## WHAT THIS TASK INVOLVES
Write out every line below that includes the word "with".

## MATERIAL FOR THIS EXERCISE
— BEGIN —

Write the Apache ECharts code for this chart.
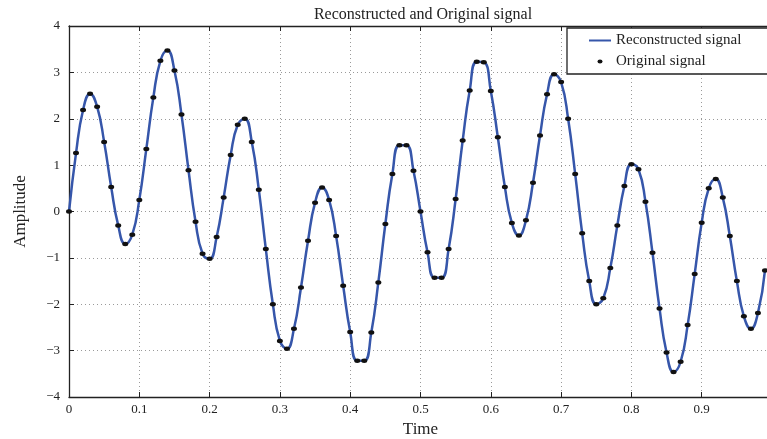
<!DOCTYPE html>
<html>
<head>
<meta charset="utf-8">
<script src="https://cdn.jsdelivr.net/npm/echarts@6/dist/echarts.min.js"></script>
<style>
html,body{margin:0;padding:0;background:#fff;}
#chart{width:767px;height:439px;}
</style>
</head>
<body>
<div id="chart"></div>
<script>
const amplitude = [
  0, 1.26, 2.19, 2.54, 2.26, 1.50, 0.53, -0.30, -0.70, -0.50,
  0.25, 1.35, 2.46, 3.25, 3.47, 3.04, 2.09, 0.89, -0.22, -0.91,
  -1.02, -0.55, 0.30, 1.22, 1.87, 2.00, 1.50, 0.47, -0.81, -2.00,
  -2.79, -2.96, -2.53, -1.64, -0.63, 0.19, 0.52, 0.25, -0.53, -1.60,
  -2.60, -3.22, -3.22, -2.61, -1.53, -0.27, 0.81, 1.43, 1.43, 0.88,
  0, -0.88, -1.43, -1.43, -0.81, 0.27, 1.53, 2.61, 3.23, 3.22,
  2.60, 1.60, 0.53, -0.25, -0.52, -0.19, 0.62, 1.64, 2.53, 2.96,
  2.79, 2.00, 0.81, -0.47, -1.50, -2.00, -1.87, -1.22, -0.30, 0.55,
  1.02, 0.91, 0.21, -0.89, -2.09, -3.04, -3.46, -3.24, -2.45, -1.35,
  -0.24, 0.50, 0.70, 0.30, -0.53, -1.50, -2.26, -2.53, -2.19, -1.27
];
const sampleStep = 0.01;
const time = amplitude.map((_, i) => +(i * sampleStep).toFixed(2));
const xTicks = [0, 0.1, 0.2, 0.3, 0.4, 0.5, 0.6, 0.7, 0.8, 0.9];
const yTicks = [-4, -3, -2, -1, 0, 1, 2, 3, 4];
const titleText = 'Reconstructed and Original signal';
const seriesNames = ['Reconstructed signal', 'Original signal'];

const points = time.map((t, i) => [t, amplitude[i]]);
const FONT = 'Liberation Serif';

const chart = echarts.init(document.getElementById('chart'), null, {renderer: 'canvas'});
const fmtX = v => {
  const r = Math.round(v * 10) / 10;
  if (Math.abs(v - r) > 1e-6 || r >= 1) return '';
  return String(r);
};
const fmtY = v => (v < 0 ? '\u2212' + Math.abs(v) : String(v));

chart.setOption({
  animation: false,
  backgroundColor: '#fff',
  title: {
    text: titleText,
    left: 418, textAlign: 'center', top: 2,
    textStyle: {fontFamily: FONT, fontSize: 16, fontWeight: 'normal', color: '#222'}
  },
  legend: {
    orient: 'vertical',
    left: 567, top: 28,
    padding: [5, 40, 5, 22],
    itemGap: 6,
    itemWidth: 22, itemHeight: 14,
    backgroundColor: '#fff',
    borderColor: '#222', borderWidth: 1.3, borderRadius: 0,
    textStyle: {fontFamily: FONT, fontSize: 15, color: '#222', padding: [0, 0, 0, 0]},
    data: [
      {name: seriesNames[0], icon: 'path://M0,0M22,14M0,6H22V8H0Z', itemStyle: {color: '#3656aa', borderWidth: 0}},
      {name: seriesNames[1], icon: 'path://M0,0M22,14M8.5,7a2.5,2 0 1,0 5,0a2.5,2 0 1,0 -5,0Z'}
    ]
  },
  grid: {left: 69, right: -5, top: 26, bottom: 42, containLabel: false, outerBoundsMode: 'none'},
  xAxis: [{
    type: 'value', min: 0, max: 1, interval: 0.1,
    name: 'Time', nameLocation: 'middle', nameGap: 24,
    nameTextStyle: {fontFamily: FONT, fontSize: 17, color: '#222'},
    axisLine: {show: true, onZero: false, lineStyle: {color: '#222', width: 1.3}},
    axisTick: {show: true, inside: true, length: 5, lineStyle: {color: '#222'}},
    axisLabel: {formatter: fmtX, fontFamily: FONT, fontSize: 13, color: '#222', margin: 6, showMaxLabel: false},
    splitLine: {show: true, lineStyle: {type: [1, 3], color: '#9a9a9a', width: 1}}
  }, {
    type: 'value', min: 0, max: 1, interval: 0.1, position: 'top',
    axisLine: {show: true, onZero: false, lineStyle: {color: '#222', width: 1.3}},
    axisTick: {show: true, inside: true, length: 5, lineStyle: {color: '#222'}},
    axisLabel: {show: false}, splitLine: {show: false}
  }],
  yAxis: [{
    type: 'value', min: -4, max: 4, interval: 1,
    name: 'Amplitude', nameLocation: 'middle', nameGap: 40, nameRotate: 90,
    nameTextStyle: {fontFamily: FONT, fontSize: 17, color: '#222'},
    axisLine: {show: true, onZero: false, lineStyle: {color: '#222', width: 1.3}},
    axisTick: {show: true, inside: true, length: 5, lineStyle: {color: '#222'}},
    axisLabel: {formatter: fmtY, fontFamily: FONT, fontSize: 13, color: '#222', margin: 9},
    splitLine: {show: true, lineStyle: {type: [1, 3], color: '#9a9a9a', width: 1}}
  }],
  series: [{
    name: seriesNames[0],
    type: 'line',
    data: points,
    smooth: 0.5,
    symbol: 'none',
    lineStyle: {color: '#3656aa', width: 2.5},
    itemStyle: {color: '#3656aa'},
    z: 2
  }, {
    name: seriesNames[1],
    type: 'scatter',
    data: points,
    symbol: 'circle',
    symbolSize: [6, 4.5],
    itemStyle: {color: '#111', opacity: 1},
    z: 3
  }]
});
</script>
</body>
</html>
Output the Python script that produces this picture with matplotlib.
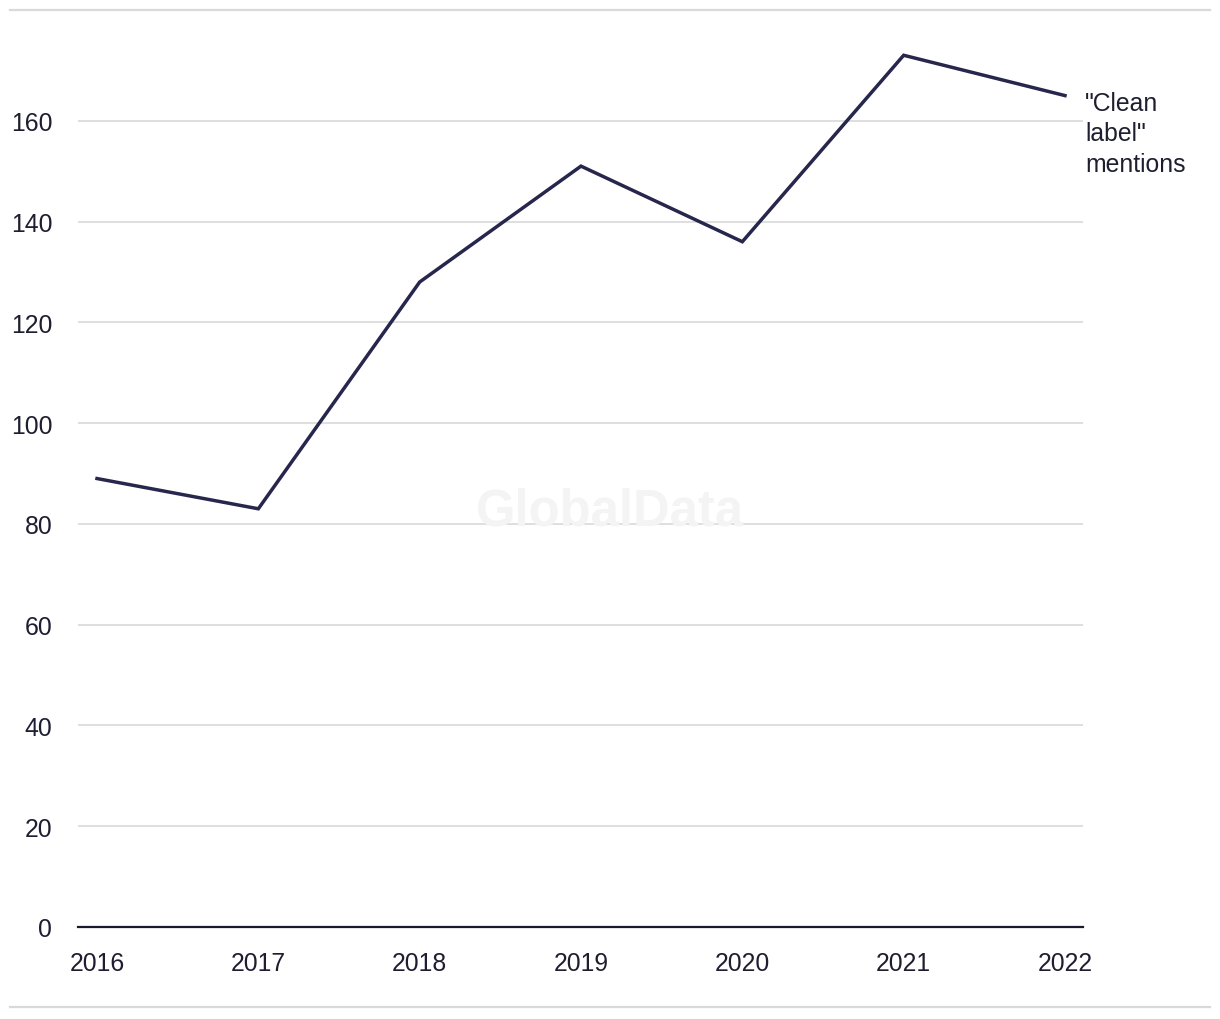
import matplotlib
matplotlib.use("Agg")
import matplotlib.pyplot as plt
from matplotlib.lines import Line2D

# "Clean label" mentions per year
years = [2016, 2017, 2018, 2019, 2020, 2021, 2022]
mentions = [89, 83, 128, 151, 136, 173, 165]
y_ticks = [0, 20, 40, 60, 80, 100, 120, 140, 160]
series_label = '"Clean\nlabel"\nmentions'

line_color = "#27264c"
text_color = "#1e1e30"
grid_color = "#d9d9d9"

plt.rcParams["font.family"] = ["Liberation Sans", "DejaVu Sans"]

W, H = 1220, 1020
fig = plt.figure(figsize=(W / 100, H / 100), dpi=100)
ax = fig.add_axes([78 / W, 1 - 928 / H, (1083 - 78) / W, (928 - 21) / H])

ax.plot(years, mentions, color=line_color, lw=2.5, solid_joinstyle="miter", zorder=3)
ax.set_xlim(2016 - 19 / 161.33, 2022 + 18 / 161.33)
ax.set_ylim(0, 180)
ax.set_yticks(y_ticks)
ax.set_xticks(years)

ax.grid(axis="y", color=grid_color, lw=1.2)
ax.set_axisbelow(True)
for s in ["top", "right", "left"]:
    ax.spines[s].set_visible(False)
ax.spines["bottom"].set_color("#1a1a2e")
ax.spines["bottom"].set_linewidth(1.6)
ax.spines["bottom"].set_zorder(4)

ax.tick_params(axis="y", length=0, pad=18.5, labelsize=17.8, labelcolor=text_color)
ax.tick_params(axis="x", length=0, pad=17.5, labelsize=17.8, labelcolor=text_color)

ax.annotate(series_label, xy=(years[-1], mentions[-1]), xycoords="data",
            xytext=(20, 5), textcoords="offset pixels", ha="left", va="top",
            fontsize=17.8, color=text_color, linespacing=1.36, annotation_clip=False)

# watermark
fig.text(0.5, 1 - 512 / H, "GlobalData", ha="center", va="center",
         fontsize=36.5, fontweight="bold", color="#f4f4f4", zorder=0)

# frame lines top and bottom
fig.add_artist(Line2D([10 / W, 1210 / W], [1 - 11 / H, 1 - 11 / H], color=grid_color, lw=1.6))
fig.add_artist(Line2D([10 / W, 1210 / W], [1 - 1008 / H, 1 - 1008 / H], color=grid_color, lw=1.6))

fig.savefig("out.png", dpi=100, facecolor="white")
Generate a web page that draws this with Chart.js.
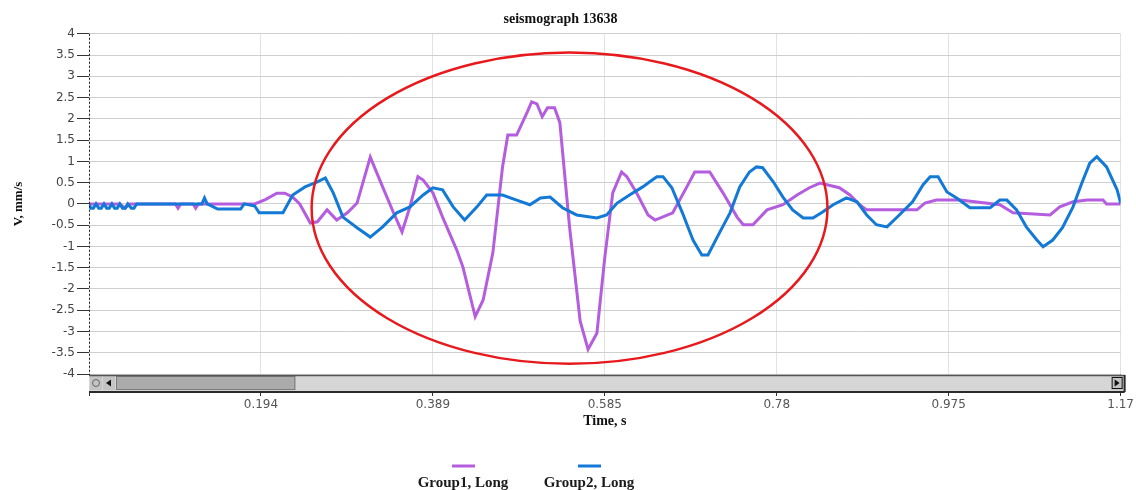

— END —

## TASK ANSWER
Output the Python script that produces this picture with matplotlib.
Generate a web page that draws this with Chart.js.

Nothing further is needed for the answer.